If you kill a baby — in its mother’s womb — 10 minutes before it’s to be born, that’s called abortion. If you kill a baby 10 minutes after it’s born, it’s murder, according to our law. In a new academic paper, a pair of medical ethicists argue that the two are morally and ethically identical — and that there’s absolutely nothing wrong with killing babies.
I don’t think many people would disagree that any sane and civilized society should prohibit murder. The question has been when to define a human being as attaining “personhood.” Many who have argued for the morality of abortion have generally said that a human being comes into existence only at birth, arguing that late-term abortions — in which the developed baby’s head is cracked open and destroyed — are perfectly legitimate. (Read about “intact dilation and extraction” here. This was made illegal in the United States in 2003.) Others have argued that the point at which the growing baby would be viable outside the womb is when it’s a human being.

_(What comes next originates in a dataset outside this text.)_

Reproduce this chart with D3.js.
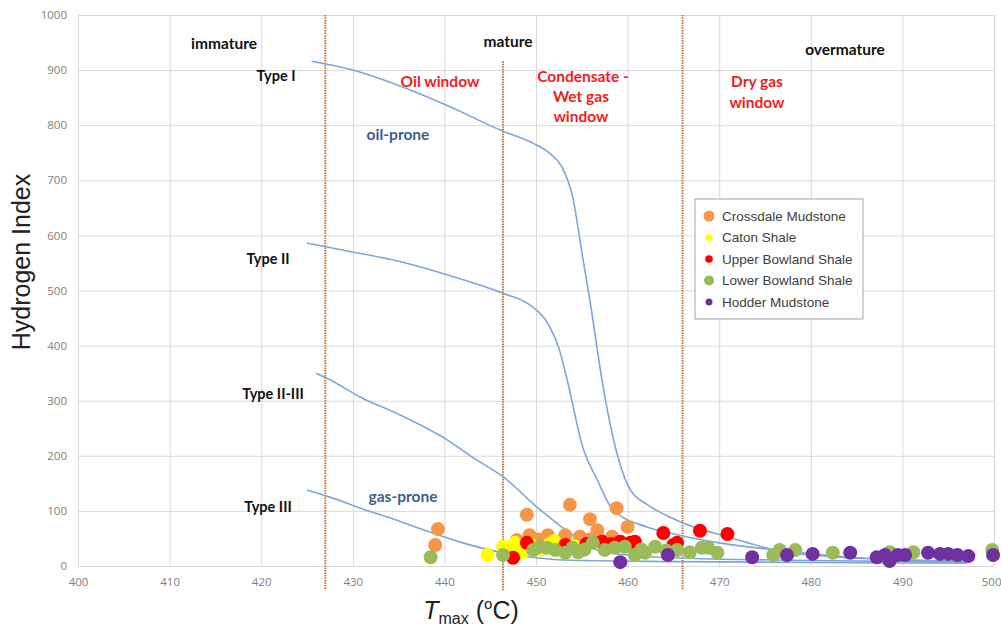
<!DOCTYPE html>
<html>
<head>
<meta charset="utf-8">
<script src="https://cdn.jsdelivr.net/npm/d3@7"></script>
<style>
  body { margin: 0; background: #fff; }
  svg { display: block; }
  .tick text { font-family: 'Open Sans', sans-serif; font-size: 11.5px; fill: #808080; }
  .note { font-family: Lato, sans-serif; font-weight: 700; }
</style>
</head>
<body>
<div id="chart"></div>
<script>
// ---- data ----
const xTicks = [400, 410, 420, 430, 440, 450, 460, 470, 480, 490, 500];
const yTicks = [0, 100, 200, 300, 400, 500, 600, 700, 800, 900, 1000];

// kerogen type curves [Tmax, HI]
const typeI = [[425.5, 916], [430, 900], [435, 872], [440, 838], [446.4, 789], [449.7, 767], [451.5, 749], [452.8, 725], [454, 670], [455.1, 560], [456, 470], [457.2, 338], [458.8, 207], [460.3, 138], [462.1, 112], [464.2, 92], [467, 72], [470.9, 53], [476.3, 28], [484, 15], [497, 9]];
const typeII = [[425, 586], [430, 570], [435, 553], [440, 530], [446.4, 495], [449.3, 474], [451.3, 440], [452.5, 395], [453.4, 338], [455.1, 216], [456.7, 156], [458.4, 102], [462.1, 71], [464.6, 60], [470, 42], [476.3, 29], [485, 15], [497, 8]];
const typeII_III = [[426, 350], [427.5, 338], [431, 305], [434.8, 277], [440.3, 229], [443, 198], [446.4, 162], [450.1, 107], [453.7, 60], [456.7, 29], [460, 20], [465, 15], [480, 10], [497, 7]];
const typeIII = [[425, 138], [427.5, 125], [431, 104], [434.8, 83], [438, 64], [442, 42], [446.4, 24], [450, 15], [453, 11], [465, 8], [497, 5]];

// maturity boundaries [Tmax, top HI]
const boundaries = [[427.0, 1000], [446.4, 916], [466.0, 1000]];

// samples [Tmax, HI]
const crossdale = [[439.3, 67], [439.0, 38], [449.0, 93], [453.7, 111], [455.9, 85], [456.7, 65], [458.8, 105], [460.0, 71], [451.3, 51], [453.2, 56], [454.8, 53], [458.3, 53], [447.9, 47], [449.3, 56], [451.3, 56], [457.0, 47], [452.6, 43], [455.8, 48], [450.2, 48]];
const caton = [[444.7, 20], [446.4, 35], [447.7, 42], [448.5, 25], [449.5, 38], [450.5, 30], [455.1, 29], [452.0, 45], [447.0, 30], [451.5, 40], [454.2, 36]];
const upperBowland = [[449.0, 42], [447.5, 15], [453.2, 38], [457.2, 44], [459.2, 44], [460.3, 42], [460.8, 44], [463.9, 60], [465.0, 38], [467.9, 64], [470.9, 58], [465.4, 42], [455.5, 40], [458.2, 40]];
const lowerBowland = [[438.5, 16], [446.4, 20], [449.7, 29], [450.4, 35], [451.2, 33], [452.1, 29], [453.2, 24], [454.0, 33], [454.6, 25], [455.3, 30], [456.2, 42], [457.5, 29], [458.6, 33], [459.7, 35], [460.8, 20], [461.5, 30], [463.0, 35], [461.9, 24], [464.2, 28], [465.4, 29], [466.8, 25], [468.1, 33], [468.8, 33], [469.8, 24], [475.9, 20], [476.6, 29], [478.3, 29], [482.4, 24], [488.6, 25], [491.2, 25], [499.8, 29]];
const hodder = [[459.2, 7], [464.4, 20], [473.6, 16], [477.4, 20], [480.2, 22], [484.3, 24], [487.2, 16], [488.6, 9], [488.1, 20], [489.5, 20], [490.3, 20], [492.8, 24], [494.1, 22], [495.0, 22], [496.0, 20], [497.2, 18], [499.9, 20]];

const series = [
  { name: 'Crossdale Mudstone', color: '#f79646', values: crossdale, key: 5.5 },
  { name: 'Caton Shale', color: '#ffff00', values: caton, key: 3.5 },
  { name: 'Upper Bowland Shale', color: '#ff0000', values: upperBowland, key: 3.8 },
  { name: 'Lower Bowland Shale', color: '#9bbb59', values: lowerBowland, key: 5 },
  { name: 'Hodder Mudstone', color: '#7030a0', values: hodder, key: 3.5 },
];

// ---- layout ----
const W = 1001, H = 628;

const x = d3.scaleLinear().domain([400, 500]).range([78, 994]);
const y = d3.scaleLinear().domain([0, 1000]).range([566, 15]);

const svg = d3.select('#chart').append('svg').attr('width', W).attr('height', H);

// gridlines + axes
svg.append('g')
  .attr('class', 'axis y')
  .attr('transform', `translate(${x(400)},0)`)
  .call(d3.axisLeft(y).tickValues(yTicks).tickFormat(d3.format('d'))
    .tickSize(-(x(500) - x(400))).tickPadding(11))
  .call((g) => g.select('.domain').remove())
  .call((g) => g.selectAll('.tick line').attr('stroke', '#d9d9d9'));

svg.append('g')
  .attr('class', 'axis x')
  .attr('transform', `translate(0,${y(0)})`)
  .call(d3.axisBottom(x).tickValues(xTicks).tickSize(-(y(0) - y(1000))).tickPadding(12))
  .call((g) => g.select('.domain').remove())
  .call((g) => g.selectAll('.tick line').attr('stroke', '#d9d9d9'))
  // last label sits at the page edge, keep it inside
  .call((g) => g.selectAll('.tick text').filter((d) => d === 500)
    .attr('text-anchor', 'end').attr('dx', 7));

// maturity boundaries (dotted brown)
svg.append('g')
  .selectAll('line')
  .data(boundaries)
  .join('line')
  .attr('x1', (d) => x(d[0]))
  .attr('x2', (d) => x(d[0]))
  .attr('y1', (d) => y(d[1]))
  .attr('y2', y(-44))
  .attr('stroke', '#c5763f')
  .attr('stroke-width', 2)
  .attr('stroke-dasharray', '1.5,1');

// kerogen curves
const line = d3.line()
  .x((d) => x(d[0]))
  .y((d) => y(d[1]))
  .curve(d3.curveMonotoneX);

svg.append('g')
  .selectAll('path')
  .data([typeI, typeII, typeII_III, typeIII])
  .join('path')
  .attr('d', line)
  .attr('fill', 'none')
  .attr('stroke', '#7ea6d6')
  .attr('stroke-width', 1.6);

// samples
const pts = svg.append('g');
series.forEach((s) => {
  pts.append('g')
    .selectAll('circle')
    .data(s.values)
    .join('circle')
    .attr('cx', (d) => x(d[0]))
    .attr('cy', (d) => y(d[1]))
    .attr('r', 7)
    .attr('fill', s.color);
});

// annotations
const notes = [
  { t: 'immature', x: 224, y: 49, c: '#111' },
  { t: 'mature', x: 508, y: 47, c: '#111' },
  { t: 'overmature', x: 845, y: 55, c: '#111' },
  { t: 'Type I', x: 276, y: 81, c: '#111', s: 14.5 },
  { t: 'Type II', x: 268, y: 264, c: '#111', s: 14.5 },
  { t: 'Type II-III', x: 273, y: 399, c: '#111', s: 14.5 },
  { t: 'Type III', x: 268, y: 512, c: '#111', s: 14.5 },
  { t: 'Oil window', x: 440, y: 87, c: '#f21c1c' },
  { t: 'Condensate -', x: 583, y: 82, c: '#f21c1c' },
  { t: 'Wet gas', x: 581, y: 102, c: '#f21c1c' },
  { t: 'window', x: 581, y: 122, c: '#f21c1c' },
  { t: 'Dry gas', x: 757, y: 87, c: '#f21c1c' },
  { t: 'window', x: 757, y: 108, c: '#f21c1c' },
  { t: 'oil-prone', x: 398, y: 140, c: '#3b5d8e' },
  { t: 'gas-prone', x: 403, y: 502, c: '#3b5d8e' },
];

svg.append('g')
  .selectAll('text')
  .data(notes)
  .join('text')
  .attr('class', 'note')
  .attr('x', (d) => d.x)
  .attr('y', (d) => d.y)
  .attr('text-anchor', 'middle')
  .attr('fill', (d) => d.c)
  .style('font-size', (d) => `${d.s || 15.5}px`)
  .text((d) => d.t);

// legend
const legend = svg.append('g').attr('transform', 'translate(695,199)');
legend.append('rect')
  .attr('width', 168)
  .attr('height', 120)
  .attr('fill', '#fff')
  .attr('stroke', '#a6a6a6');

const rows = legend.selectAll('g.row')
  .data(series)
  .join('g')
  .attr('class', 'row')
  .attr('transform', (d, i) => `translate(0,${17 + i * 21.5})`);

rows.append('circle').attr('cx', 14).attr('r', (d) => d.key).attr('fill', (d) => d.color);
rows.append('text')
  .attr('x', 27)
  .attr('dy', '0.35em')
  .style('font-family', "'Liberation Sans', Arial, sans-serif")
  .style('font-size', '13.5px')
  .attr('fill', '#404040')
  .text((d) => d.name);

// axis titles
svg.append('text')
  .attr('transform', `translate(30,262) rotate(-90)`)
  .attr('text-anchor', 'middle')
  .style('font-family', "'Liberation Sans', Arial, sans-serif")
  .style('font-size', '25px')
  .attr('fill', '#222')
  .text('Hydrogen Index');

const xt = svg.append('text')
  .attr('x', 471)
  .attr('y', 619)
  .attr('text-anchor', 'middle')
  .style('font-family', "'Liberation Sans', Arial, sans-serif")
  .style('font-size', '25px')
  .attr('fill', '#222');
xt.append('tspan').style('font-style', 'italic').text('T');
xt.append('tspan').attr('dy', 5).style('font-size', '16px').text('max');
xt.append('tspan').attr('dy', -5).text(' (');
xt.append('tspan').attr('dy', -10).style('font-size', '15px').text('o');
xt.append('tspan').attr('dy', 10).text('C)');
</script>
</body>
</html>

In pretty much every moral or ethical area, I want people allowed to make their own decisions, just as long as they’re not violating someone else’s life or property to do so. I’ve argued that abortion is immoral, because at some point it’s the same as killing a baby. And since we don’t know exactly what that point is, my view is that the benefit of doubt should go to the baby — since the mother and father had to decide to take the actions that created it.
In discussing the issue, I’ve many times made the point that it’s legal in many places to kill a baby minutes before birth, but it’s considered murder right after birth. So I’ve asked why there was something about the birth process that made the baby different from what it was minutes ago. I never dreamed that anyone could use the same argument to make the case for infanticide.